[STORED RECORDS start]
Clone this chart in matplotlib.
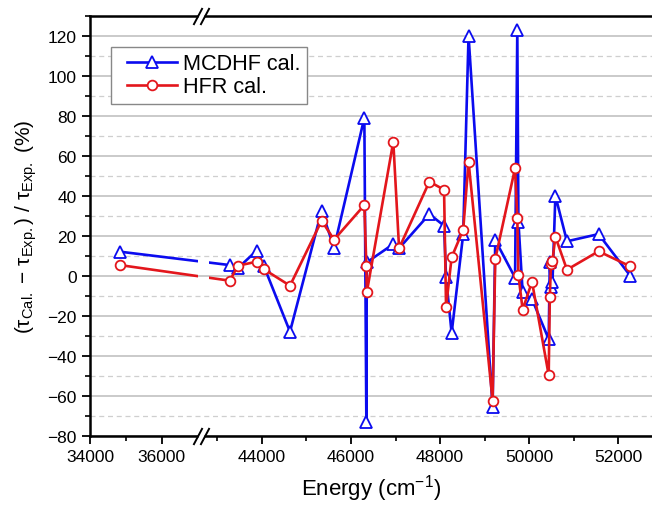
import numpy as np
import matplotlib
matplotlib.use('Agg')
import matplotlib.pyplot as plt
from matplotlib.patches import Rectangle
from matplotlib.path import Path
from matplotlib.lines import Line2D
from matplotlib.legend_handler import HandlerLine2D

plt.rcParams['font.family'] = ['Liberation Sans', 'DejaVu Sans']

# energies (cm-1) and relative lifetime differences (%)
energy = [34840, 43280, 43460, 43880, 44040, 44630, 45340, 45620, 46300, 46345,
          46355, 46950, 47080, 47760, 48090, 48135, 48260, 48520, 48640, 49180,
          49240, 49685, 49735, 49760, 49855, 50065, 50440, 50465, 50490, 50525,
          50590, 50850, 51560, 52270]
mcdhf = [12, 5.3, 3.8, 12.5, 5, -28, 32.5, 14, 79, -73.3,
         6.7, 15.8, 13.7, 30.8, 25, -0.8, -28.7, 20.8, 120, -65.8,
         17.8, -1, 123, 27, -8.3, -11.7, -31.7, 6.7, -5.8, -3.3,
         40, 17.2, 20.8, 0]
hfr = [5.3, -2.5, 5, 7, 3.3, -5, 27.5, 18, 35.3, 5,
       -8.3, 67, 13.7, 47, 43, -15.8, 9.2, 23, 57, -62.5,
       8.3, 53.8, 28.7, 0.3, -17, -3, -49.7, -10.8, 5.8, 7.5,
       19.5, 3, 12.2, 4.7]

major_x = [34000, 36000, 44000, 46000, 48000, 50000, 52000]
minor_x = [35000, 43000, 45000, 47000, 49000, 51000]

# broken x axis: 34000-37150 | 42680-...
x0 = 34000
b1, b2 = 37150, 42680
r = 0.805
eps = 0.001


def fwd(x):
    x = np.asarray(x, dtype=float)
    u1 = (b1 - x0) * r
    return np.where(x < b1, (x - x0) * r,
                    np.where(x < b2, u1 + (x - b1) * eps, u1 + (b2 - b1) * eps + (x - b2)))


def inv(u):
    u = np.asarray(u, dtype=float)
    u1 = (b1 - x0) * r
    u2 = u1 + (b2 - b1) * eps
    return np.where(u < u1, x0 + u / r,
                    np.where(u < u2, b1 + (u - u1) / eps, b2 + (u - u2)))


fig = plt.figure(figsize=(6.52, 5.06), dpi=100)
ax = fig.add_axes([90 / 652, 1 - 436.7 / 506, (652 - 90) / 652, 420 / 506])
ax.set_xscale('function', functions=(fwd, inv))
ax.set_xlim(34000, 52760)
ax.set_ylim(-80, 130)

blue = '#0b0bef'
red = '#e3161c'

# each series drawn twice, clipped on either side of the break
clips = [(30000, 37000 - 30000), (42820, 20000)]
for k, (cx, cw) in enumerate(clips):
    for vals, col, mk, ms, lab in [(mcdhf, blue, '^', 8.5, 'MCDHF cal.'),
                                   (hfr, red, 'o', 7, 'HFR cal.')]:
        ln, = ax.plot(energy, vals, color=col, lw=1.9, marker=mk, ms=ms,
                      mfc='white', mec=col, mew=1.3,
                      label=lab if k == 1 else None)
        ln.set_clip_path(Rectangle((cx, -1), cw, 3, transform=ax.get_xaxis_transform()))

ax.set_xticks(major_x, labels=[str(v) for v in major_x])
ax.set_xticks(minor_x, minor=True)
ax.set_yticks(np.arange(-80, 121, 20))
ax.set_yticks(np.arange(-70, 131, 10), minor=True)

ax.grid(True, axis='y', which='major', color='#bcbcbc', lw=1.1)
ax.grid(True, axis='y', which='minor', color='#cfcfcf', lw=0.9, ls=(0, (4, 3)))
ax.set_axisbelow(True)

ax.tick_params(which='major', direction='out', length=6, width=1.3, labelsize=12.5)
ax.tick_params(which='minor', direction='out', length=3.5, width=1.2)
for s in ['left', 'bottom', 'top']:
    ax.spines[s].set_linewidth(1.8)
ax.spines['right'].set_visible(False)

# axis break marks
gap_path = Path([(-5, 0), (1, 0)], [Path.MOVETO, Path.LINETO])
slash_path = Path([(-10, -8.5), (-1, 8.5), (-3, -8.5), (6, 8.5)],
                  [Path.MOVETO, Path.LINETO, Path.MOVETO, Path.LINETO])
for yy in [0, 1]:
    ax.plot([b1], [yy], transform=ax.get_xaxis_transform(), clip_on=False,
            marker=gap_path, ms=10 * 0.72, mec='white', mew=3.5, zorder=5)
    ax.plot([b1], [yy], transform=ax.get_xaxis_transform(), clip_on=False,
            marker=slash_path, ms=20 * 0.72, mec='black', mew=1.4, zorder=6)

ax.set_xlabel('Energy (cm$^{\\mathregular{-1}}$)', fontsize=16, labelpad=6)
ax.set_ylabel('(τ$_{\\mathregular{Cal.}}$ − τ$_{\\mathregular{Exp.}}$) / τ$_{\\mathregular{Exp.}}$ (%)',
              fontsize=15, labelpad=6)

leg = ax.legend(loc='upper left', bbox_to_anchor=(0.037, 0.926), borderaxespad=0,
                fontsize=15.6, handlelength=2.75, fancybox=False, framealpha=1,
                edgecolor='#888888', borderpad=0.3, labelspacing=0.1,
                handletextpad=0.3,
                handler_map={Line2D: HandlerLine2D(xpad=0.45)})
leg.get_frame().set_linewidth(1.0)

fig.savefig('out.png', dpi=100)
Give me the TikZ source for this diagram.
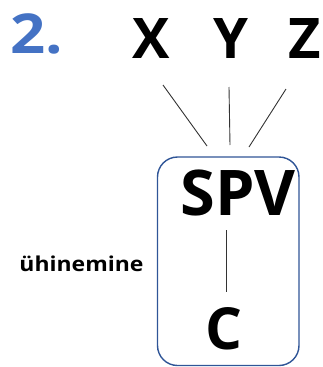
\documentclass[tikz,border=0pt]{standalone}
\usepackage{fontspec}
\setmainfont{Open Sans}[BoldFont={* Bold}]
\newfontfamily\widesans{Open Sans}[BoldFont={* Bold}, FakeStretch=1.12]
\definecolor{numblue}{HTML}{4472C4}
\definecolor{boxblue}{HTML}{2F5597}
\definecolor{linegray}{HTML}{333333}
\tikzset{
  lbl/.style={inner sep=0pt, anchor=base, font=\bfseries},
  tie/.style={draw=linegray, line width=0.9pt},
  frame/.style={draw=boxblue, line width=1.4pt, rounded corners=20pt}
}
\begin{document}
\begin{tikzpicture}[x=1pt, y=1pt]
  \useasboundingbox (0,0) rectangle (322,-367);
  % heading number
  \node[lbl, text=numblue, font=\widesans\bfseries\fontsize{55}{55}\selectfont] (num) at (37,-53) {2.};
  % top elements
  \node[lbl, font=\bfseries\fontsize{56}{56}\selectfont] (x) at (151.5,-58) {X};
  \node[lbl, font=\bfseries\fontsize{56}{56}\selectfont] (y) at (231,-58) {Y};
  \node[lbl, font=\bfseries\fontsize{56}{56}\selectfont] (z) at (304.5,-58) {Z};
  % framed group
  \draw[frame] (157.5,-157) rectangle (299,-365.5);
  \node[lbl, font=\bfseries\fontsize{63}{63}\selectfont] (spv) at (238,-215) {SPV};
  \node[lbl, font=\bfseries\fontsize{58}{58}\selectfont] (c) at (223.5,-349) {C};
  \node[lbl, font=\widesans\bfseries\fontsize{20.5}{20.5}\selectfont] (lab) at (81.5,-271) {ühinemine};
  % connector end points
  \coordinate (xa) at (163,-85);  \coordinate (xb) at (207,-146);
  \coordinate (ya) at (229,-87);  \coordinate (yb) at (230,-145);
  \coordinate (za) at (286,-89);  \coordinate (zb) at (249,-147);
  \coordinate (sa) at (226,-230); \coordinate (sb) at (226,-292);
  \draw[tie] (xa) -- (xb);
  \draw[tie] (ya) -- (yb);
  \draw[tie] (za) -- (zb);
  \draw[tie] (sa) -- (sb);
\end{tikzpicture}
\end{document}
[STORED RECORDS end]
§ SET PROBLEM
Set the lines above down again, word for word, from the first through the one containing "minor_x = [35000, 43000, 45000, 47000, 49000, 51000]"; pictures excluded.

§ RIGHT ANSWER
Clone this chart in matplotlib.
import numpy as np
import matplotlib
matplotlib.use('Agg')
import matplotlib.pyplot as plt
from matplotlib.patches import Rectangle
from matplotlib.path import Path
from matplotlib.lines import Line2D
from matplotlib.legend_handler import HandlerLine2D

plt.rcParams['font.family'] = ['Liberation Sans', 'DejaVu Sans']

# energies (cm-1) and relative lifetime differences (%)
energy = [34840, 43280, 43460, 43880, 44040, 44630, 45340, 45620, 46300, 46345,
          46355, 46950, 47080, 47760, 48090, 48135, 48260, 48520, 48640, 49180,
          49240, 49685, 49735, 49760, 49855, 50065, 50440, 50465, 50490, 50525,
          50590, 50850, 51560, 52270]
mcdhf = [12, 5.3, 3.8, 12.5, 5, -28, 32.5, 14, 79, -73.3,
         6.7, 15.8, 13.7, 30.8, 25, -0.8, -28.7, 20.8, 120, -65.8,
         17.8, -1, 123, 27, -8.3, -11.7, -31.7, 6.7, -5.8, -3.3,
         40, 17.2, 20.8, 0]
hfr = [5.3, -2.5, 5, 7, 3.3, -5, 27.5, 18, 35.3, 5,
       -8.3, 67, 13.7, 47, 43, -15.8, 9.2, 23, 57, -62.5,
       8.3, 53.8, 28.7, 0.3, -17, -3, -49.7, -10.8, 5.8, 7.5,
       19.5, 3, 12.2, 4.7]

major_x = [34000, 36000, 44000, 46000, 48000, 50000, 52000]
minor_x = [35000, 43000, 45000, 47000, 49000, 51000]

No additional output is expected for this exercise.